At the time of the December profit warning, Morningstar columnist Rodney Hobson said: "Clearly the travails of the high street have spread to the internet, perhaps inevitably so ... I just do not see any relief for retailers any time soon."
Despite the warning on profits, Asos reported an 11% rise in sales in the last four months of the year, driven by strong growth in the UK.
While the troubles of the UK retail sector are well known, the latest figures for June show a surprising bounce in sales. June's retail sales grew 0.9% month on month, against a decline of 0.4% in May. The year-on-year rise was 3.6% in June, compared with a 2% rise in retail sales in May.
Market Faith is Shaken
After the firm’s half-year results in April, Morningstar analyst Jelena Sokolova retained a fair value estimate of £34.80. She believes the firm's shares are undervalued, and that it is well positioned to increase its market share in new regions in Europe and the US. While the company does not yet have an “economic moat” or sustainable competitive advantage, its brand is strong and Asos benefits from offering clothing lines that are only available on its site.
Ian Forrest, investment research analyst at The Share Centre, says the market’s faith in the company has been shaken by this latest profit warning. “The shares have fallen 60% over the past year and are likely to remain volatile until a line has been drawn under the warehouse problems, so investors should remain very cautious.”
FTSE 100 fashion firm Burberry also updated the market this week.
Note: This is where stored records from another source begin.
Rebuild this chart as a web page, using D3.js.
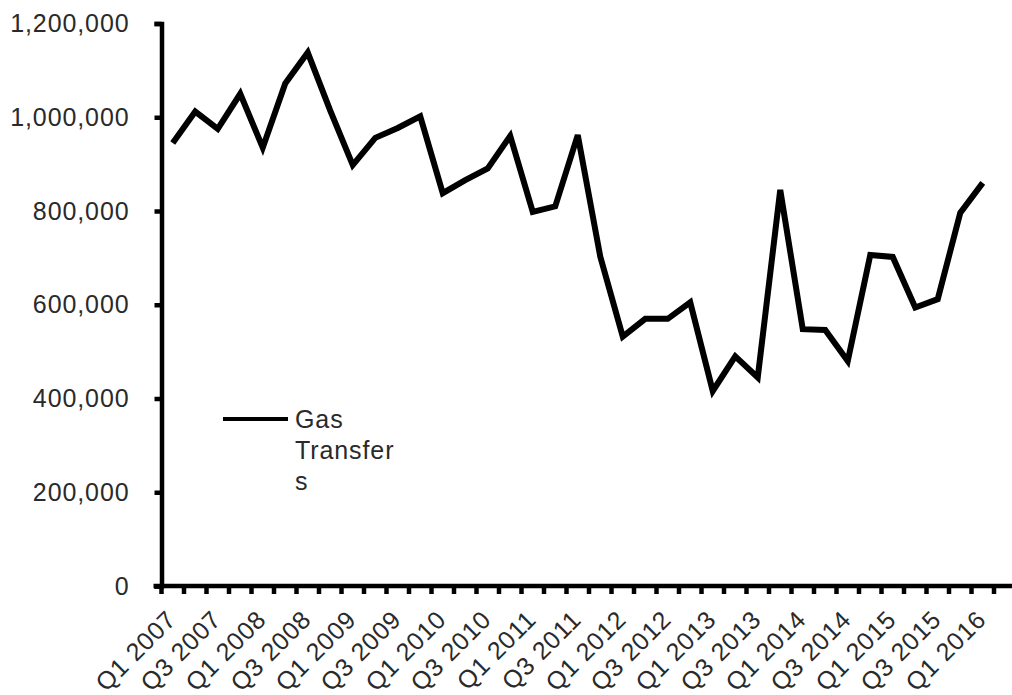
<!DOCTYPE html>
<html>
<head>
<meta charset="utf-8">
<script src="https://cdn.jsdelivr.net/npm/d3@7"></script>
<style>
  html, body { margin: 0; padding: 0; background: #fff; }
  svg { display: block; }
  text { font-family: "Liberation Sans", Arial, sans-serif; fill: #2a2a2a; }
</style>
</head>
<body>
<svg id="chart" width="1012" height="695"></svg>
<script>
// Quarterly gas transfers, Q1 2007 – Q1 2016 (Q2 2016 slot not yet reported)
const quarters = [
  "Q1 2007","Q2 2007","Q3 2007","Q4 2007",
  "Q1 2008","Q2 2008","Q3 2008","Q4 2008",
  "Q1 2009","Q2 2009","Q3 2009","Q4 2009",
  "Q1 2010","Q2 2010","Q3 2010","Q4 2010",
  "Q1 2011","Q2 2011","Q3 2011","Q4 2011",
  "Q1 2012","Q2 2012","Q3 2012","Q4 2012",
  "Q1 2013","Q2 2013","Q3 2013","Q4 2013",
  "Q1 2014","Q2 2014","Q3 2014","Q4 2014",
  "Q1 2015","Q2 2015","Q3 2015","Q4 2015",
  "Q1 2016","Q2 2016"
];
const gasTransfers = [
  945000, 1012000, 975000, 1050000,
  935000, 1072000, 1138000, 1014000,
  898000, 956000, 977000, 1002000,
  838000, 866000, 891000, 960000,
  798000, 810000, 962000, 703000,
  532000, 570000, 570000, 605000,
  416000, 490000, 445000, 845000,
  548000, 546000, 480000, 706000,
  702000, 594000, 612000, 796000,
  860000
];
const yTicks = [0, 200000, 400000, 600000, 800000, 1000000, 1200000];
const seriesName = ["Gas", "Transfer", "s"];

const svg = d3.select("#chart");
const plotLeft = 161.5, plotBottom = 586, plotTop = 23.5, bandW = 22.5;

const x = d3.scaleBand()
  .domain(quarters)
  .range([plotLeft, plotLeft + bandW * quarters.length])
  .paddingInner(0).paddingOuter(0);

const y = d3.scaleLinear().domain([0, 1200000]).range([plotBottom, plotTop]);

// y axis
const yAxis = svg.append("g")
  .attr("transform", `translate(${plotLeft},0)`)
  .call(d3.axisLeft(y).tickValues(yTicks).tickSize(7).tickPadding(25)
    .tickFormat(d3.format(",")));
yAxis.select(".domain").attr("stroke", "#000").attr("stroke-width", 4.5);
yAxis.selectAll(".tick line").attr("stroke", "#000").attr("stroke-width", 4.5);
yAxis.selectAll(".tick text")
  .attr("font-size", 25)
  .attr("letter-spacing", 0.9)
  .attr("font-family", "Liberation Sans, Arial, sans-serif")
  .attr("fill", "#2a2a2a");

// x axis: tick marks sit on category boundaries
const xg = svg.append("g");
const edges = quarters.map(q => x(q)).concat([x.range()[1]]);
xg.selectAll("line.tick")
  .data(edges)
  .join("line")
  .attr("class", "tick")
  .attr("x1", d => d).attr("x2", d => d)
  .attr("y1", plotBottom).attr("y2", plotBottom + 8)
  .attr("stroke", "#000").attr("stroke-width", 4.5);
xg.append("line")
  .attr("x1", plotLeft - 8).attr("x2", x.range()[1])
  .attr("y1", plotBottom).attr("y2", plotBottom)
  .attr("stroke", "#000").attr("stroke-width", 4.5);

xg.selectAll("text")
  .data(quarters.filter((q, i) => i % 2 === 0 && i < gasTransfers.length))
  .join("text")
  .attr("font-size", 25)
  .attr("letter-spacing", 0.8)
  .attr("text-anchor", "end")
  .attr("transform", d => `translate(${x(d) + x.bandwidth() / 2 + 5},${plotBottom + 35}) rotate(-45)`)
  .text(d => d);

// series line
const line = d3.line()
  .defined(d => d.v != null)
  .x(d => x(d.q) + x.bandwidth() / 2)
  .y(d => y(d.v));

const pts = quarters.map((q, i) => ({ q, v: i < gasTransfers.length ? gasTransfers[i] : null }));

svg.append("path")
  .datum(pts)
  .attr("fill", "none")
  .attr("stroke", "#000")
  .attr("stroke-width", 6)
  .attr("stroke-linejoin", "miter")
  .attr("d", line);

// legend
const lg = svg.append("g").attr("transform", "translate(223,419)");
lg.append("line")
  .attr("x1", 0).attr("x2", 65)
  .attr("y1", 0).attr("y2", 0)
  .attr("stroke", "#000").attr("stroke-width", 4);
lg.append("text")
  .attr("x", 72).attr("y", 9)
  .attr("font-size", 25)
  .attr("letter-spacing", 0.9)
  .selectAll("tspan")
  .data(seriesName)
  .join("tspan")
  .attr("x", 72)
  .attr("dy", (d, i) => i === 0 ? 0 : 31)
  .text(d => d);
</script>
</body>
</html>
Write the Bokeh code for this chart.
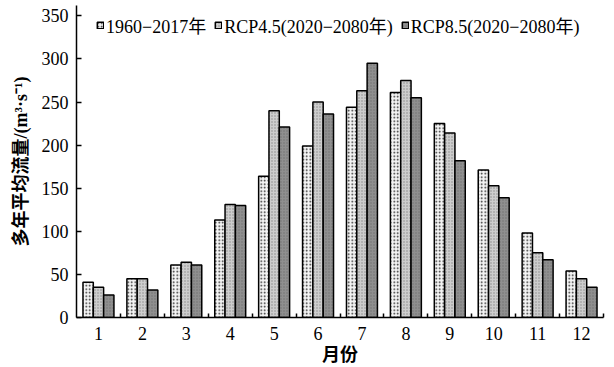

In contrast to Asos, shares climbed around 20% as the company confirmed that ranges by new designer Riccardo Tisci had been well received by customers.
Asos makes up 2.5% of four-star rated Baillie Gifford UK Equity Alpha, according to Morningstar Direct data. Silver-rated Baillie Gifford Global Discovery allocates nearly 1% of the fund to Asos.
Morningstar analyst David Holder says of the Global Discovery fund: “The strategy offers investors a strongly differentiated approach for long-term capital growth from a portfolio of global smaller companies. Investors should be aware that with a focus on nascent companies in volatile sectors, the strategy is likely to offer a very bumpy ride.”